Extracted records
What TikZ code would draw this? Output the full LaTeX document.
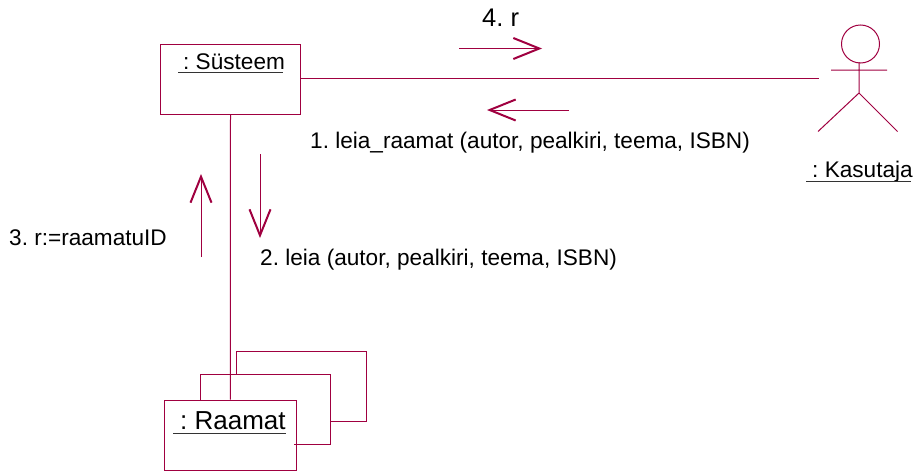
\documentclass[tikz,border=0pt]{standalone}
\usepackage{fontspec}
\setmainfont{Liberation Sans}
\usetikzlibrary{arrows.meta}
\definecolor{umlred}{HTML}{A00040}
\tikzset{
  x=1pt,y=-1pt,
  objbox/.style={draw=umlred,line width=1pt,fill=white,inner sep=0pt,minimum width=#1},
  wire/.style={draw=umlred,line width=1pt},
  msg/.style={draw=umlred,line width=1pt,-{Straight Barb[length=26pt,width=21pt,line width=2pt]}},
  lbl/.style={inner sep=0pt,anchor=base west,text=black,font=\fontsize{22.6}{26}\selectfont},
  uline/.style={draw=black!80,line width=1pt}
}
\begin{document}
\frenchspacing
\begin{tikzpicture}
\useasboundingbox (0,0) rectangle (917,471);
% stacked boxes
\draw[wire] (330,421) -- (366.5,421) -- (366.5,351.5) -- (236.5,351.5) -- (236.5,375);
\node[objbox=129.5pt,minimum height=69.5pt] (mid) at (265.5,409.5) {};
\node[objbox=131.5pt,minimum height=70pt] (raamat) at (230.25,435) {};
\draw[wire] (294,444.5) -- (330,444.5);
\node[objbox=140pt,minimum height=70pt] (sys) at (230.5,79.5) {};
% connectors
\draw[wire] (sys.south) -- (raamat.north);
% actor
\node[circle,draw=umlred,line width=1pt,minimum size=38pt,inner sep=0pt] (head) at (860.5,44) {};
\coordinate (neck) at (859,62);
\coordinate (hip) at (859,93);
\coordinate (armL) at (831,70);
\coordinate (armR) at (887,70);
\coordinate (legL) at (818,131.5);
\coordinate (legR) at (897.5,131.5);
\draw[wire] (neck) -- (hip) (armL) -- (armR) (legL) -- (hip) -- (legR);
\coordinate (actorend) at (819,78.5);
\draw[wire] (sys.east |- actorend) -- (actorend);
% message arrows
\coordinate (m4a) at (459,48.5); \coordinate (m4b) at (542,48.5);
\coordinate (m1a) at (569,110); \coordinate (m1b) at (487,110);
\coordinate (m2a) at (260,154); \coordinate (m2b) at (260,238);
\coordinate (m3a) at (201,257); \coordinate (m3b) at (201,174);
\draw[msg] (m4a) -- (m4b);
\draw[msg] (m1a) -- (m1b);
\draw[msg] (m2a) -- (m2b);
\draw[msg] (m3a) -- (m3b);
% labels
\node[lbl,font=\fontsize{25.5}{29}\selectfont] (t4) at (482,27) {4. r};
\node[lbl] (t1) at (310,148.5) {1. leia\_raamat (autor, pealkiri, teema, ISBN)};
\node[lbl] (t2) at (260,265.5) {2. leia (autor, pealkiri, teema, ISBN)};
\node[lbl] (t3) at (9,245.5) {3. r:=raamatuID};
\node[lbl] (ts) at (183,69.5) {: Süsteem};
\node[lbl,font=\fontsize{26}{30}\selectfont] (tr) at (180,429.5) {: Raamat};
\node[lbl] (tk) at (812,177.5) {: Kasutaja};
\coordinate (us1) at (178,72); \coordinate (us2) at (283,72);
\coordinate (ur1) at (173,433.5); \coordinate (ur2) at (286,433.5);
\coordinate (uk1) at (806,181); \coordinate (uk2) at (911,181);
\draw[uline] (us1) -- (us2) (ur1) -- (ur2) (uk1) -- (uk2);
\end{tikzpicture}
\end{document}
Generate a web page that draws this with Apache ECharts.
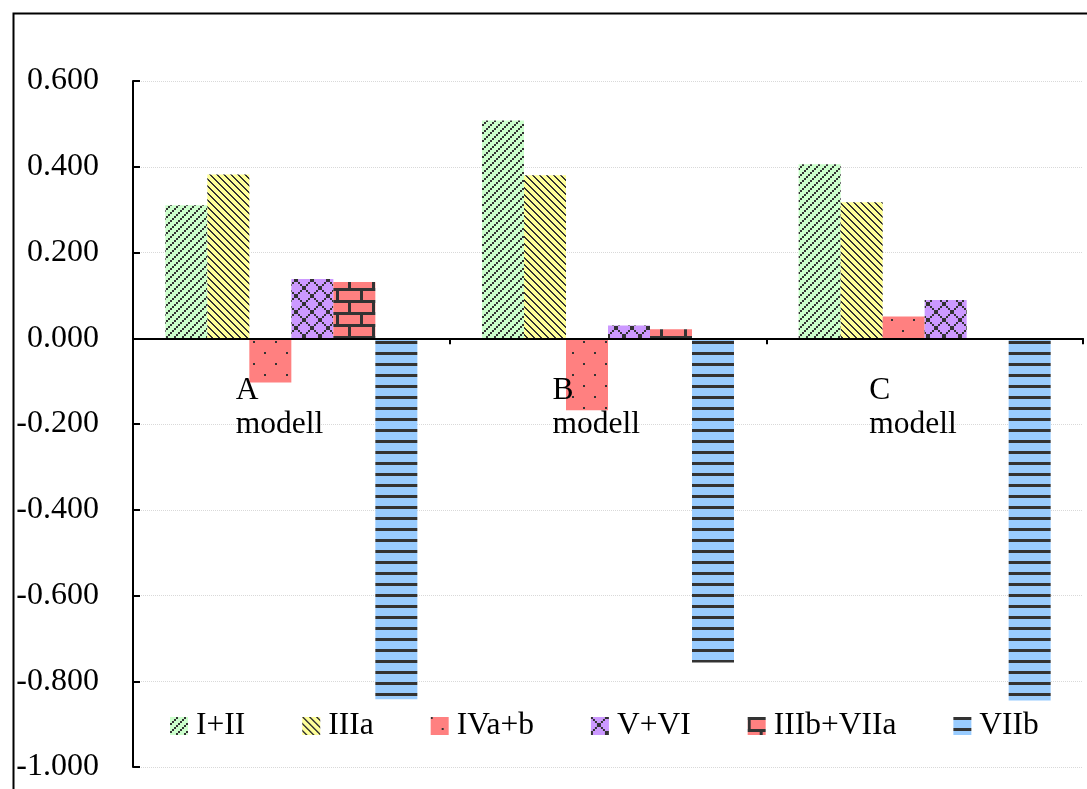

▶ **The task**
Gather each line holding the string "this".

▶ **The result**
What TikZ code would draw this? Output the full LaTeX document.
Generate a web page that draws this with Apache ECharts.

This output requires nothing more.